Provided data —
'''
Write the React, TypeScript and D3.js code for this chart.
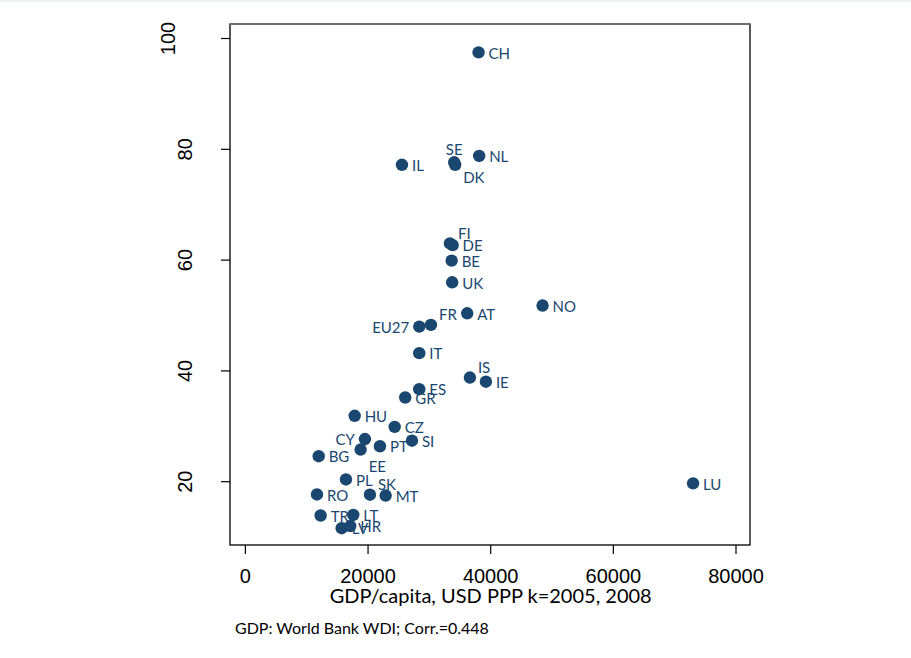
import React from "react";
import * as d3 from "d3";

const countries = ["CH","NL","SE","DK","IL","FI","DE","BE","UK","NO","AT","FR","EU27","IT","IS","IE","ES","GR","HU","CZ","CY","SI","PT","EE","BG","PL","LU","RO","SK","MT","TR","LV","LT","HR"];
const gdp = [38020,38120,34050,34210,25530,33350,33790,33630,33720,48460,36170,30250,28350,28350,36610,39220,28350,26060,17820,24340,19490,27160,21940,18790,11950,16400,73000,11670,20310,22870,12270,15700,17590,17100];
const yVals = [97.5,78.8,77.65,77.2,77.2,63.0,62.7,59.9,56.0,51.8,50.4,48.3,48.0,43.2,38.8,38.05,36.7,35.2,31.9,29.9,27.7,27.4,26.4,25.8,24.6,20.4,19.7,17.7,17.65,17.5,13.9,11.6,14.0,12.0];
// clock position of each marker label
const labelPos = [3,3,12,4,3,1,3,3,3,3,3,1,9,3,1,3,3,3,3,3,9,3,3,5,3,3,3,3,1,3,3,3,3,3];

const xTicks = [0,20000,40000,60000,80000];
const yTicks = [20,40,60,80,100];
const xTitle = "GDP/capita, USD PPP k=2005, 2008";
const note = "GDP: World Bank WDI; Corr.=0.448";

const navy = "#1a476f";
const labelFont = "Lato, 'Open Sans', sans-serif";
const tickFont = "'Liberation Sans', Arial, sans-serif";

function offset(pos: number) {
  switch (pos) {
    case 12: return { dx: 0, dy: -13, anchor: "middle" };
    case 1: return { dx: 8, dy: -10, anchor: "start" };
    case 4: return { dx: 8, dy: 13, anchor: "start" };
    case 5: return { dx: 8, dy: 17, anchor: "start" };
    case 9: return { dx: -10, dy: 1, anchor: "end" };
    default: return { dx: 10, dy: 1, anchor: "start" };
  }
}

export default function App() {
  const W = 911, H = 658;
  const frame = { left: 230, right: 750, top: 24, bottom: 545 };
  const x = d3.scaleLinear().domain([0, 80000]).range([245.4, 736]);
  const y = d3.scaleLinear().domain([20, 100]).range([481.7, 38.5]);
  const pts = countries.map((c, i) => ({ c, x: x(gdp[i]), y: y(yVals[i]), o: offset(labelPos[i]) }));

  return (
    <svg width={W} height={H} style={{ position: "absolute", left: 0, top: 0, background: "#fff" }}>
      <rect x={0} y={0} width={W} height={2} fill="#eef1f1" />
      <rect x={frame.left} y={frame.top} width={frame.right - frame.left} height={frame.bottom - frame.top}
        fill="#fff" stroke="#000" strokeWidth={1.3} />
      <line x1={frame.left} x2={frame.right} y1={frame.top} y2={frame.top} stroke="#6e6e6e" strokeWidth={2} />
      {yTicks.map(t => (
        <g key={"y" + t}>
          <line x1={frame.left - 9} x2={frame.left} y1={y(t)} y2={y(t)} stroke="#000" strokeWidth={1.2} />
          <text transform={`translate(${192 - (String(t).length - 2) * 17},${y(t)}) rotate(-90)`}
            textAnchor="middle" fontFamily={tickFont} fontSize={20} fill="#000">{t}</text>
        </g>
      ))}
      {xTicks.map(t => (
        <g key={"x" + t}>
          <line x1={x(t)} x2={x(t)} y1={frame.bottom} y2={frame.bottom + 9} stroke="#000" strokeWidth={1.2} />
          <text x={x(t)} y={583} textAnchor="middle" fontFamily={tickFont} fontSize={20} fill="#000">{t}</text>
        </g>
      ))}
      <text x={x(40000)} y={603} textAnchor="middle" fontFamily={labelFont} fontSize={20} fill="#000">{xTitle}</text>
      <text x={235} y={634} fontFamily={labelFont} fontSize={16} fill="#000">{note}</text>
      {pts.map(p => (
        <text key={"l" + p.c} x={p.x + p.o.dx} y={p.y + p.o.dy} dy="0.35em" textAnchor={p.o.anchor}
          fontFamily={labelFont} fontSize={15} fill={navy}>{p.c}</text>
      ))}
      {pts.map(p => (
        <circle key={"c" + p.c} cx={p.x} cy={p.y} r={6.2} fill={navy} />
      ))}
    </svg>
  );
}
'''
What is being asked —
Repeat the listing above up to and including the line with "import * as", starting from its first line. Drop any pictures.

Full solution —
Write the React, TypeScript and D3.js code for this chart.
import React from "react";
import * as d3 from "d3";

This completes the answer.